→ Given instruction
Your copy should be exact, beginning at the line containing "Recreate this image as a Python" and ending at the line containing "0.072, -0.046, 0.008]", with both lines kept and every picture dropped.

→ Records for this exercise

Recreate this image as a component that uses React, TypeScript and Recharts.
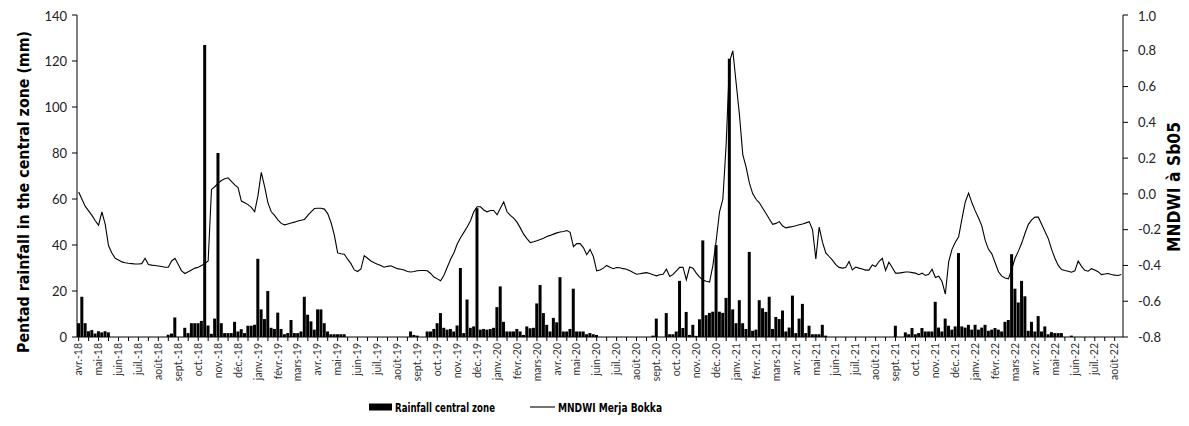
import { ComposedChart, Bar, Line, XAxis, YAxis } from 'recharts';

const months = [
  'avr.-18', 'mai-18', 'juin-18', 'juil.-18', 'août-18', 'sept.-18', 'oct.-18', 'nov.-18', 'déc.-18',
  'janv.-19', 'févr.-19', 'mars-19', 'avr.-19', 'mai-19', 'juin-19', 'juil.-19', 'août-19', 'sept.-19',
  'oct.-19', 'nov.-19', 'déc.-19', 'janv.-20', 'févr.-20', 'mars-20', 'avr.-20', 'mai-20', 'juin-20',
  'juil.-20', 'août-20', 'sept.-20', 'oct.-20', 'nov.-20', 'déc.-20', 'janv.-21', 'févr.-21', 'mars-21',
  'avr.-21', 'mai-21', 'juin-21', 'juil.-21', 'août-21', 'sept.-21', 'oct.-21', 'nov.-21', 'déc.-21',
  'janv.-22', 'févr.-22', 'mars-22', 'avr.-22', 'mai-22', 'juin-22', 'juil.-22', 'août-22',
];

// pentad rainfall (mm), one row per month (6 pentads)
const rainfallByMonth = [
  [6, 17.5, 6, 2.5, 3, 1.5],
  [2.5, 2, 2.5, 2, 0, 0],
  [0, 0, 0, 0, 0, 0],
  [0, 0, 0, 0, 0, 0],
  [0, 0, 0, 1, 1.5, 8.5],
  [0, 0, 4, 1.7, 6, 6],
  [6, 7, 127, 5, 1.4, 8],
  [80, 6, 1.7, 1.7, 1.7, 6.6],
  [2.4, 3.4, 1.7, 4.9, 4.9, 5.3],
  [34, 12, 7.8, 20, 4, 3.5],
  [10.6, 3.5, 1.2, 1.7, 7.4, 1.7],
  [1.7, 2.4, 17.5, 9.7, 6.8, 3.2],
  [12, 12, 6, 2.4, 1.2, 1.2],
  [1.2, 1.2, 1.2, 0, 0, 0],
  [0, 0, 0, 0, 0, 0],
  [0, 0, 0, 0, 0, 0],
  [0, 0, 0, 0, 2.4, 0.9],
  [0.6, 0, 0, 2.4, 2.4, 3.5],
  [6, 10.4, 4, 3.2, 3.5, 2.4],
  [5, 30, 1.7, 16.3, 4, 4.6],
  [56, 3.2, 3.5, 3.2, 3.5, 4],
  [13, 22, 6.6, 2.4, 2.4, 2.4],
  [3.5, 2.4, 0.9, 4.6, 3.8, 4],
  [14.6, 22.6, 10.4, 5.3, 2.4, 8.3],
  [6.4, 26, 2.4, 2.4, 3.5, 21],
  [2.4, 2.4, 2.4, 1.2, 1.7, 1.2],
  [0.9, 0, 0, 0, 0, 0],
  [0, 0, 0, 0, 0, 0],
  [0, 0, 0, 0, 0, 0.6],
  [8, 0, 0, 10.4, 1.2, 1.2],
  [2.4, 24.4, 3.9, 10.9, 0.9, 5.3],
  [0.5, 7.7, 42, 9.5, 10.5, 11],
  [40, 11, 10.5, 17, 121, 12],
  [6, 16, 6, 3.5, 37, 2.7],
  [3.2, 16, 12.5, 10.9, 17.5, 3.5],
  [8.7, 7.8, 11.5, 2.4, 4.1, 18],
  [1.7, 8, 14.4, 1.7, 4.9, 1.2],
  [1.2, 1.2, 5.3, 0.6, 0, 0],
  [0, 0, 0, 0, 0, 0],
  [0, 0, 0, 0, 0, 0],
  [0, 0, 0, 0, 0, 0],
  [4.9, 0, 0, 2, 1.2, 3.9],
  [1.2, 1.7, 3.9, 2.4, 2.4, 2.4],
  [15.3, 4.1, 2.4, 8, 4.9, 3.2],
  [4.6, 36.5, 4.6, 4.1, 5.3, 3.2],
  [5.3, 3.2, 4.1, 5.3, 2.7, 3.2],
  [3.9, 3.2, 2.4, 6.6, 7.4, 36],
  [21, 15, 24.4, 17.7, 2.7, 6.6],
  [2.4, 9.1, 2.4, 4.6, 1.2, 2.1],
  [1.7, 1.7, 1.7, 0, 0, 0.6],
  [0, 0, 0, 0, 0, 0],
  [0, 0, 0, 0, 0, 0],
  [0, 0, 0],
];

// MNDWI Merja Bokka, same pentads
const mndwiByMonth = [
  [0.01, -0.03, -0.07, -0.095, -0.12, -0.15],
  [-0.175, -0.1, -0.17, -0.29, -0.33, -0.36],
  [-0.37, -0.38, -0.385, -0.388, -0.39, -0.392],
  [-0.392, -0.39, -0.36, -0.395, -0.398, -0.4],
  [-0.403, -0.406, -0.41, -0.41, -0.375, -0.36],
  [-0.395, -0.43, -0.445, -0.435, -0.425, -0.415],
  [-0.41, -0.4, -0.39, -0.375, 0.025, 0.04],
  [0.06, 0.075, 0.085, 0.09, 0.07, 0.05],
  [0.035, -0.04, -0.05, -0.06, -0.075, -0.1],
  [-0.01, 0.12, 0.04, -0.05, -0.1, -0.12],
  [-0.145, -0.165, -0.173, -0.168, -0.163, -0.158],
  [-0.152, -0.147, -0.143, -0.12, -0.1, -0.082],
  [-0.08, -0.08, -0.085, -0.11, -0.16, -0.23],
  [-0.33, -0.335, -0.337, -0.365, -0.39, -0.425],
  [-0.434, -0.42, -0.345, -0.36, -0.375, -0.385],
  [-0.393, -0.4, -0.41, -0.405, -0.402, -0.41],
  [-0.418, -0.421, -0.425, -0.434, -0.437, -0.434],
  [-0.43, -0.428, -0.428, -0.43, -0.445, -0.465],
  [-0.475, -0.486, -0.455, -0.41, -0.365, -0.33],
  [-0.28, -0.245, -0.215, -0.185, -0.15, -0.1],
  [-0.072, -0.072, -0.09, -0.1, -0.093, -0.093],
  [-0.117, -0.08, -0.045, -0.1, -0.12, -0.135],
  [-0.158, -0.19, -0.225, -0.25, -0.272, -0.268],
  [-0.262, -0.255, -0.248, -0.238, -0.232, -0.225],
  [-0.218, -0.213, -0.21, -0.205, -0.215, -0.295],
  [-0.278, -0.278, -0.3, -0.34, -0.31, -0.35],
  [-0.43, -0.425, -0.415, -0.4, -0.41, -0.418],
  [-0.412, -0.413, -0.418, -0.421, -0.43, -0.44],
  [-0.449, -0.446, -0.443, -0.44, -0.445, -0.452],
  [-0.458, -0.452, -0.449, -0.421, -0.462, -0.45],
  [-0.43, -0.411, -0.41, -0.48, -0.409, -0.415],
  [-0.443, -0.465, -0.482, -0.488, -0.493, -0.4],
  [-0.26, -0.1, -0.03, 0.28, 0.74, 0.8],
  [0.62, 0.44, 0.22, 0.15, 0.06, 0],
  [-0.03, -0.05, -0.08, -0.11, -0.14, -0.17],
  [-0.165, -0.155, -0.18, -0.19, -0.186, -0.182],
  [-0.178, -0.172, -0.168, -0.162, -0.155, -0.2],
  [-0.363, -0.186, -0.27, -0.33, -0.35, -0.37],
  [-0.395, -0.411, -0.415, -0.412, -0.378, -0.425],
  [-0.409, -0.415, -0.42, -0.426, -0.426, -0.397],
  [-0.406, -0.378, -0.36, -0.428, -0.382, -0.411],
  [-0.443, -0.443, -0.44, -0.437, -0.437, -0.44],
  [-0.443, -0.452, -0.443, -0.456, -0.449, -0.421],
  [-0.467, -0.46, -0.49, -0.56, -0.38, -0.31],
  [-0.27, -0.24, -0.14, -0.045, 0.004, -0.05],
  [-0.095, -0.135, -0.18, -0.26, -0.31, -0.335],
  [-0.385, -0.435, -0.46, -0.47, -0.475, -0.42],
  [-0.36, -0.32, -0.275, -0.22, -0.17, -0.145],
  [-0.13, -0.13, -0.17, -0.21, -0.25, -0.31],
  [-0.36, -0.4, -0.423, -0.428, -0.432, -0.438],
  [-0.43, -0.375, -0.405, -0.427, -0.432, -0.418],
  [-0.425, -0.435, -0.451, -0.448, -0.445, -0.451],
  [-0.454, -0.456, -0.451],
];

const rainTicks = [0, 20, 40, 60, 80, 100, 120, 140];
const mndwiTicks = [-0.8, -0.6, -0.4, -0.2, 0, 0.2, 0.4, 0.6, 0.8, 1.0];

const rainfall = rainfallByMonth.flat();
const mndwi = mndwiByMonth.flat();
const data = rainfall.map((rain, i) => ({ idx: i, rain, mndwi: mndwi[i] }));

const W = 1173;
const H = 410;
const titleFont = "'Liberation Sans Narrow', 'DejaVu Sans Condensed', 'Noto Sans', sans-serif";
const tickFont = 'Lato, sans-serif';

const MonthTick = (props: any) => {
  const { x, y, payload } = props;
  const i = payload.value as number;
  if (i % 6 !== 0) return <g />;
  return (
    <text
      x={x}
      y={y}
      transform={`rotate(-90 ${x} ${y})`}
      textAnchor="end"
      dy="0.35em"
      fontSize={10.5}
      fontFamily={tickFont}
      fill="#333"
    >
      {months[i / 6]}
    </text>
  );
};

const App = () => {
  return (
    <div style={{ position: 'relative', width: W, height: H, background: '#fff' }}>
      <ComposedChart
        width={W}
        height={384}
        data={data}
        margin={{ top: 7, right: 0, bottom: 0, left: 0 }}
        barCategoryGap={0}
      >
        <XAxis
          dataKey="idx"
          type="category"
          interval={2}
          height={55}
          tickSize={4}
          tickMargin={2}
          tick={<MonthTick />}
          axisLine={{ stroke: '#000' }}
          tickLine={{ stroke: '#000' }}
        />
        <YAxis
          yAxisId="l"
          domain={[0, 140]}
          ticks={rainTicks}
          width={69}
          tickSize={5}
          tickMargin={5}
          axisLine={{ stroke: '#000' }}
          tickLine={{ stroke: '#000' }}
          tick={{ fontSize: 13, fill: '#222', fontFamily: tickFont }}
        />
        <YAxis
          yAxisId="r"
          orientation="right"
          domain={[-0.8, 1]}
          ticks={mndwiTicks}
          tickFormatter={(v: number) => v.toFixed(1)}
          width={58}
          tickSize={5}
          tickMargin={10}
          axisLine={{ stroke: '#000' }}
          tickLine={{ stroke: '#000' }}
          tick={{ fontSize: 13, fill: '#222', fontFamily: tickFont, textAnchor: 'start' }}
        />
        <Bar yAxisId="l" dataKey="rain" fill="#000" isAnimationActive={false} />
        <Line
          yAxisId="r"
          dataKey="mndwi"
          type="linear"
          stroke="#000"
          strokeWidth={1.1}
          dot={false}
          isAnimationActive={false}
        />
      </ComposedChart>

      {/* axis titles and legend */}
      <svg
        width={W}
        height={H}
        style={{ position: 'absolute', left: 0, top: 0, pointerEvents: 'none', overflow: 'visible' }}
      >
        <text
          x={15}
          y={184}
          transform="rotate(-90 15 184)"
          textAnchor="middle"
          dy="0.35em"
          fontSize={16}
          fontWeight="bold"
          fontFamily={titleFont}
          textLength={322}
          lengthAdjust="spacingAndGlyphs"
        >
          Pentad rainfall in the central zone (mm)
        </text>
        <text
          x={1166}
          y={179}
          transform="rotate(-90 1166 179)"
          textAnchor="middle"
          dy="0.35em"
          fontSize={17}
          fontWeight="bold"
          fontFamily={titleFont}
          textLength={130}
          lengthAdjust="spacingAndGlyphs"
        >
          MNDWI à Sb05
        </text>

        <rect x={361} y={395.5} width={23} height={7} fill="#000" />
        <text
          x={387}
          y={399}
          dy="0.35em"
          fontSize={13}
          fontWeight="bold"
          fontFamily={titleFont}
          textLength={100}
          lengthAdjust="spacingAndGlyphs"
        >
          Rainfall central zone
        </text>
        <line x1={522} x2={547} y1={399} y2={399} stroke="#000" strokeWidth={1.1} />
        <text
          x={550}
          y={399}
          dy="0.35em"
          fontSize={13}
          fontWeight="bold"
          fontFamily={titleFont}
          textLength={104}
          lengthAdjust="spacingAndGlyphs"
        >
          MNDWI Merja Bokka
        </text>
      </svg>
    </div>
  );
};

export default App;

==

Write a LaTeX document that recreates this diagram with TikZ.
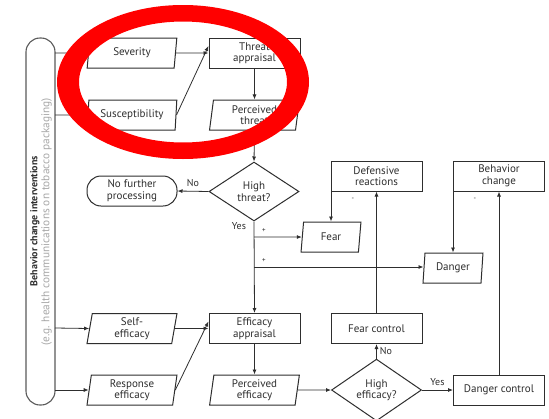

* * *

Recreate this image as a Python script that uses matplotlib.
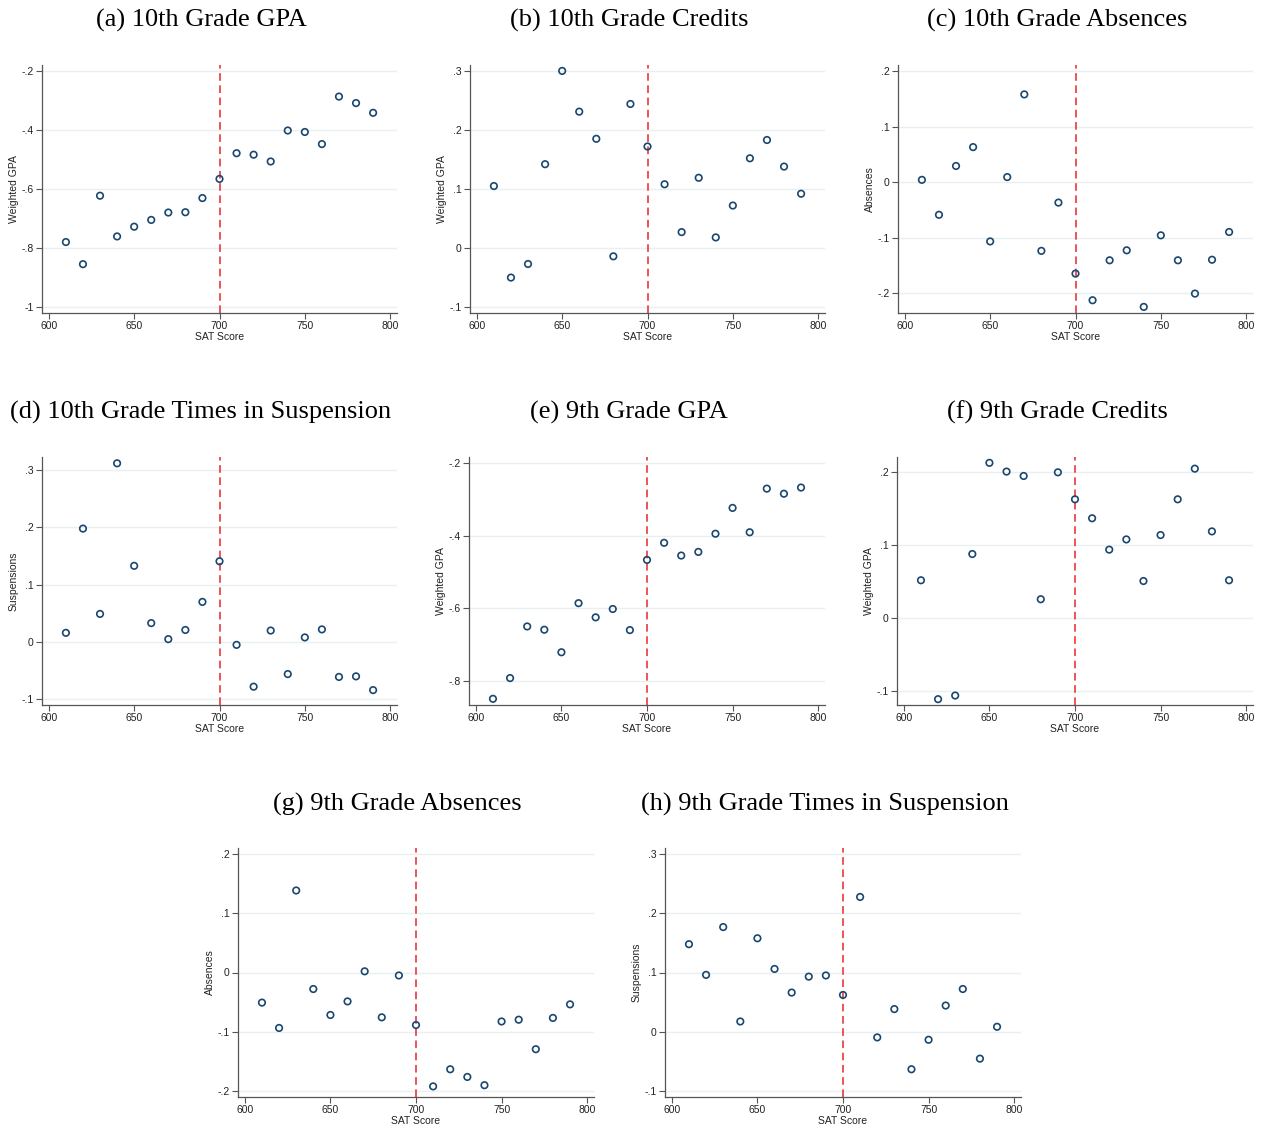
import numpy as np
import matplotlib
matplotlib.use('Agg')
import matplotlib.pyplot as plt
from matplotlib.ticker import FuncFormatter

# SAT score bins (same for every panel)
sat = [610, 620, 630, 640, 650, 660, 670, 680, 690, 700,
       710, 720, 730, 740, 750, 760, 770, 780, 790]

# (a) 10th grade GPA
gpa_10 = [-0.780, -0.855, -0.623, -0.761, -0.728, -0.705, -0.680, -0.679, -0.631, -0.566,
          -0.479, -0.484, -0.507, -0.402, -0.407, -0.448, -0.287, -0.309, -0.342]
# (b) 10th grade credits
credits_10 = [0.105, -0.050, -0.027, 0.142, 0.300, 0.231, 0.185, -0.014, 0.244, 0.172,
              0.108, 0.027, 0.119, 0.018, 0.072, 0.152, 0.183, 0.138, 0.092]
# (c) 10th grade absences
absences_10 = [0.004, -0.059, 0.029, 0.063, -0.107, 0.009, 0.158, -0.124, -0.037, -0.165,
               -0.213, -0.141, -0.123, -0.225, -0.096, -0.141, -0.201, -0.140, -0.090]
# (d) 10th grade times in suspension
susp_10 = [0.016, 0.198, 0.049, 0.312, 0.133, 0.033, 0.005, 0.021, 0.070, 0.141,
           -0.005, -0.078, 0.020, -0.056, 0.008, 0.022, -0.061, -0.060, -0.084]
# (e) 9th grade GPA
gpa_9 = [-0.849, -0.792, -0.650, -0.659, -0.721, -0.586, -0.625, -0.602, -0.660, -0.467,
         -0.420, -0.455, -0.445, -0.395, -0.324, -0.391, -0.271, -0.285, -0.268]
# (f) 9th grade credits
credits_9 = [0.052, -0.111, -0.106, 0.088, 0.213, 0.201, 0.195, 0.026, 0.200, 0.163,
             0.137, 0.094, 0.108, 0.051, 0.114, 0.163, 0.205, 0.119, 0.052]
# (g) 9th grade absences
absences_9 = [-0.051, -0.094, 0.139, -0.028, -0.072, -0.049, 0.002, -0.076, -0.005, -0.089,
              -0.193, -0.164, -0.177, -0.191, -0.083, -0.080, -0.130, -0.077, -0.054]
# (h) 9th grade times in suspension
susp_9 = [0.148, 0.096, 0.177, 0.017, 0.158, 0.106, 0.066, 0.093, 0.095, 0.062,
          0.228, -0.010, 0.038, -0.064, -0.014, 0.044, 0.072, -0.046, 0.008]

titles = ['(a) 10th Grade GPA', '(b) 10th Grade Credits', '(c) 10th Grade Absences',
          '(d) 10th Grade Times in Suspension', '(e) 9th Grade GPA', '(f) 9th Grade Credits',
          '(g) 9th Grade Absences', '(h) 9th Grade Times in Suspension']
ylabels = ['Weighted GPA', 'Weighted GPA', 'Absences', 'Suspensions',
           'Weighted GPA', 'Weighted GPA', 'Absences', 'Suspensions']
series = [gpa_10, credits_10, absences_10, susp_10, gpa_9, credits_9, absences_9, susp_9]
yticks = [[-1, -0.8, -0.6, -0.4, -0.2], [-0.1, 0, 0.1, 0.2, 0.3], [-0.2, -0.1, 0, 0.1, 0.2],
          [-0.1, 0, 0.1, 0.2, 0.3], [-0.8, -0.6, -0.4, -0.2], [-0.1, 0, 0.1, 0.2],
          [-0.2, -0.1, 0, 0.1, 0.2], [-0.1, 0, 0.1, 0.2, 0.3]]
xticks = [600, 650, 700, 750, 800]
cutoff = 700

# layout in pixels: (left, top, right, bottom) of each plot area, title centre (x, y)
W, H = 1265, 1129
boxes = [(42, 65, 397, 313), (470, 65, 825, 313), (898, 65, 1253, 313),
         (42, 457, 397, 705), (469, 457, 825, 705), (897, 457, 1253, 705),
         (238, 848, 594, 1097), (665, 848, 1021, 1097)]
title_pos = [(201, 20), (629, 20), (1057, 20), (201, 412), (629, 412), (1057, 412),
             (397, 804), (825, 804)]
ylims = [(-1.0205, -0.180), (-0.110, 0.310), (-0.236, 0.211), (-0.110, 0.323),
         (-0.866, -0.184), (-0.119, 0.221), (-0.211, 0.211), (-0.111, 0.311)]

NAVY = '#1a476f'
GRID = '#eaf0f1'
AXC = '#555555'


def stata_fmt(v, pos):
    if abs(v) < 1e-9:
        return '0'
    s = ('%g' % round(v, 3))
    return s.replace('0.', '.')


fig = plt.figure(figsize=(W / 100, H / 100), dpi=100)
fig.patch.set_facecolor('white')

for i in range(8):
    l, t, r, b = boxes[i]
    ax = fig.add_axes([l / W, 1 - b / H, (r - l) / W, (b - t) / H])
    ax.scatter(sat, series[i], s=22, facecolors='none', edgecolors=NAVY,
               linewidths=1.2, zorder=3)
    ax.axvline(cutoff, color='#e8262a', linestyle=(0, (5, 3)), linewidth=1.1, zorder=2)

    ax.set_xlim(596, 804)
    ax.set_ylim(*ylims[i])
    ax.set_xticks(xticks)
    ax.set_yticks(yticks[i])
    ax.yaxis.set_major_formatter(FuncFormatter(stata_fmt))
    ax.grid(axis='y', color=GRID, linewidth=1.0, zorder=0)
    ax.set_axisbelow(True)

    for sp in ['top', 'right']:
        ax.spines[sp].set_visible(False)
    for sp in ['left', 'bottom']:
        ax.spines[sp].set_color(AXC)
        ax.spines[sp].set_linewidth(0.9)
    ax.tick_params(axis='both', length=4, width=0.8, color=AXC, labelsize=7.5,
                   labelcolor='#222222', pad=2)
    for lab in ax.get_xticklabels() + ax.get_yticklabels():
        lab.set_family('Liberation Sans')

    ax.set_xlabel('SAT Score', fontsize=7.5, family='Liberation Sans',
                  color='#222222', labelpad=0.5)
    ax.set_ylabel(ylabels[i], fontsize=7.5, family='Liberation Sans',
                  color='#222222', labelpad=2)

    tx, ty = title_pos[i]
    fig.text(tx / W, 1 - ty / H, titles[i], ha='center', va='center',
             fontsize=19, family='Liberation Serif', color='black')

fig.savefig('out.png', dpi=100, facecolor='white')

→ Result below
Recreate this image as a Python script that uses matplotlib.
import numpy as np
import matplotlib
matplotlib.use('Agg')
import matplotlib.pyplot as plt
from matplotlib.ticker import FuncFormatter

# SAT score bins (same for every panel)
sat = [610, 620, 630, 640, 650, 660, 670, 680, 690, 700,
       710, 720, 730, 740, 750, 760, 770, 780, 790]

# (a) 10th grade GPA
gpa_10 = [-0.780, -0.855, -0.623, -0.761, -0.728, -0.705, -0.680, -0.679, -0.631, -0.566,
          -0.479, -0.484, -0.507, -0.402, -0.407, -0.448, -0.287, -0.309, -0.342]
# (b) 10th grade credits
credits_10 = [0.105, -0.050, -0.027, 0.142, 0.300, 0.231, 0.185, -0.014, 0.244, 0.172,
              0.108, 0.027, 0.119, 0.018, 0.072, 0.152, 0.183, 0.138, 0.092]
# (c) 10th grade absences
absences_10 = [0.004, -0.059, 0.029, 0.063, -0.107, 0.009, 0.158, -0.124, -0.037, -0.165,
               -0.213, -0.141, -0.123, -0.225, -0.096, -0.141, -0.201, -0.140, -0.090]
# (d) 10th grade times in suspension
susp_10 = [0.016, 0.198, 0.049, 0.312, 0.133, 0.033, 0.005, 0.021, 0.070, 0.141,
           -0.005, -0.078, 0.020, -0.056, 0.008, 0.022, -0.061, -0.060, -0.084]
# (e) 9th grade GPA
gpa_9 = [-0.849, -0.792, -0.650, -0.659, -0.721, -0.586, -0.625, -0.602, -0.660, -0.467,
         -0.420, -0.455, -0.445, -0.395, -0.324, -0.391, -0.271, -0.285, -0.268]
# (f) 9th grade credits
credits_9 = [0.052, -0.111, -0.106, 0.088, 0.213, 0.201, 0.195, 0.026, 0.200, 0.163,
             0.137, 0.094, 0.108, 0.051, 0.114, 0.163, 0.205, 0.119, 0.052]
# (g) 9th grade absences
absences_9 = [-0.051, -0.094, 0.139, -0.028, -0.072, -0.049, 0.002, -0.076, -0.005, -0.089,
              -0.193, -0.164, -0.177, -0.191, -0.083, -0.080, -0.130, -0.077, -0.054]
# (h) 9th grade times in suspension
susp_9 = [0.148, 0.096, 0.177, 0.017, 0.158, 0.106, 0.066, 0.093, 0.095, 0.062,
          0.228, -0.010, 0.038, -0.064, -0.014, 0.044, 0.072, -0.046, 0.008]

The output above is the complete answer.